Their approach is to:
Identify areas of interest and use cases
Develop core principles
Develop evaluation criteria
Produce implementation guides
https://www.coalitionforhealthai.org/our-plan
This is great and important work, but does not lend itself to being particularly fast or responsive to technological innovation.
Similarly, the AI Executive Order gave the Department of Health and Human Services until October 2024 to “create a comprehensive plan for assessing AI before it goes to market, and monitoring performance and quality once the technology is actually in use.” That seems like a fantastic idea and also incredibly hard to do in a detailed, meaningful way.

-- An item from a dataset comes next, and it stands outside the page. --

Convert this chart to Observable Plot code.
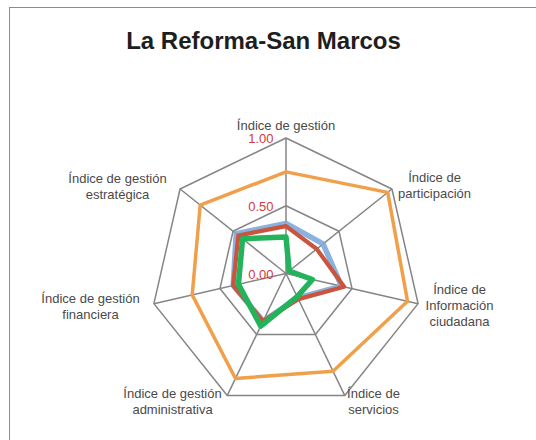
<!DOCTYPE html>
<html>
<head>
<meta charset="utf-8">
<script src="https://cdn.jsdelivr.net/npm/d3@7"></script>
<script src="https://cdn.jsdelivr.net/npm/@observablehq/plot@0.6"></script>
<style>
  html, body { margin: 0; padding: 0; background: #fff; }
  #wrap { position: relative; width: 536px; height: 440px; overflow: hidden; font-family: "Liberation Sans", Arial, sans-serif; }
  #frame { position: absolute; left: 9px; top: 7px; width: 600px; height: 500px; border: 1.5px solid #8c8c8c; box-sizing: border-box; }
  #title { position: absolute; left: 0; width: 527px; top: 29px; text-align: center; font-size: 24px; font-weight: bold; color: #1e1e1e; line-height: 24px; }
  #chart { position: absolute; left: 0; top: 0; }
</style>
</head>
<body>
<div id="wrap">
  <div id="frame"></div>
  <div id="chart"></div>
  <div id="title">La Reforma-San Marcos</div>
</div>
<script>
// ---- data ----
const axes = [
  "Índice de gestión",
  "Índice de\nparticipación",
  "Índice de\nInformación\nciudadana",
  "Índice de\nservicios",
  "Índice de gestión\nadministrativa",
  "Índice de gestión\nfinanciera",
  "Índice de gestión\nestratégica"
];
const seriesNames = ["Serie 1", "Serie 2", "Serie 3", "Serie 4"];
const serie1 = [0.75, 0.96, 0.92, 0.80, 0.86, 0.71, 0.81]; // orange
const serie2 = [0.37, 0.35, 0.42, 0.20, 0.39, 0.40, 0.47]; // blue
const serie3 = [0.35, 0.29, 0.44, 0.21, 0.39, 0.40, 0.45]; // red
const serie4 = [0.27, 0.03, 0.20, 0.19, 0.43, 0.36, 0.41]; // green
const tickValues = [0, 0.5, 1];
const tickLabels = ["0.00", "0.50", "1.00"];
const gridLevels = [0.5, 1];

// ---- styles ----
const seriesColors = ["#f0a04b", "#7ea9da", "#c9553f", "#22b35b"];
const seriesWidths = [3.5, 5.5, 4.2, 5.5];
const labelOffsets = [
  [0, -13.5], [42.6, -4], [41.4, 1], [28.7, 5.4],
  [-54.7, 5.4], [-63.4, 2], [-62.6, -3.5]
];

// ---- geometry helpers (polar -> cartesian in value units) ----
const n = axes.length;
const ang = i => (2 * Math.PI * i) / n;
const px = (v, i) => v * Math.sin(ang(i));
const py = (v, i) => -v * Math.cos(ang(i));

const allSeries = [serie1, serie2, serie3, serie4];
const pts = [];
allSeries.forEach((vals, s) => vals.forEach((v, i) => pts.push({s, x: px(v, i), y: py(v, i)})));

const grid = [];
gridLevels.forEach(l => axes.forEach((a, i) => grid.push({l, x: px(l, i), y: py(l, i)})));
const spokes = axes.map((a, i) => ({x1: 0, y1: 0, x2: px(1, i), y2: py(1, i)}));
const ticks = tickValues.map((v, k) => ({x: 0, y: -v, t: tickLabels[k]}));

const cx = 285.5, cy = 273, R = 135.5, W = 536, H = 440;

const marks = [
  Plot.line(grid, {x: "x", y: "y", z: "l", curve: "linear-closed", stroke: "#858585", strokeWidth: 1.5}),
  Plot.link(spokes, {x1: "x1", y1: "y1", x2: "x2", y2: "y2", stroke: "#858585", strokeWidth: 1.5})
];
allSeries.forEach((vals, s) => {
  marks.push(Plot.line(pts.filter(d => d.s === s), {
    x: "x", y: "y", curve: "linear-closed",
    stroke: seriesColors[s], strokeWidth: seriesWidths[s],
    strokeLinejoin: "round", strokeOpacity: s === 1 ? 0.9 : 1
  }));
});
marks.push(Plot.text(ticks, {x: "x", y: "y", text: "t", textAnchor: "end", dx: -12.5, dy: 1, fill: "#cf3a44", fontSize: 13}));
axes.forEach((a, i) => {
  marks.push(Plot.text([{x: px(1, i), y: py(1, i), t: a}], {
    x: "x", y: "y", text: "t", textAnchor: "middle", lineAnchor: "middle",
    dx: labelOffsets[i][0], dy: labelOffsets[i][1],
    fill: "#4a4a4a", fontSize: 13, lineHeight: 1.25
  }));
});

const chart = Plot.plot({
  width: W, height: H,
  margin: 0,
  style: {fontFamily: "'Liberation Sans', Arial, sans-serif", background: "transparent"},
  x: {domain: [-cx / R, (W - cx) / R], range: [0, W], axis: null},
  y: {domain: [-cy / R, (H - cy) / R], range: [0, H], axis: null},
  marks
});
document.getElementById("chart").appendChild(chart);
</script>
</body>
</html>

There are working groups about “drugs and devices, research and discovery, critical infrastructure, biosecurity, public health, healthcare and human services, internal operations, and ethics and responsibility”. So only one eighth of this effort (healthcare and human services) is actually focused on patient care.
Interestingly, another Executive Order signed in February 2024 focused on keeping Americans’ sensitive data, including personal health data, out of the hands of “countries of concern that threaten U.S. national security and foreign policy”. It’s safe to say that most health systems have not considered threats to US national security while creating their data protection policies; the considerations for AI governance policies are becoming simultaneously more technically deep and conceptually broad.
Summary
The Kaiser nurses are right that we need to have a good governance plan for healthcare AI. Though I disagree with much of their message, it’s a positive sign that frontline workers are advocating for safe and effective use of AI in healthcare. One of my favorite parts of being a physician is working with people who all share the common goal of providing excellent care to our patients. Educating ourselves and our colleagues about the best and most ethical ways to use this new technology, and putting policies in place that reflect those values, will ensure that AI is used in a way we can all agree on.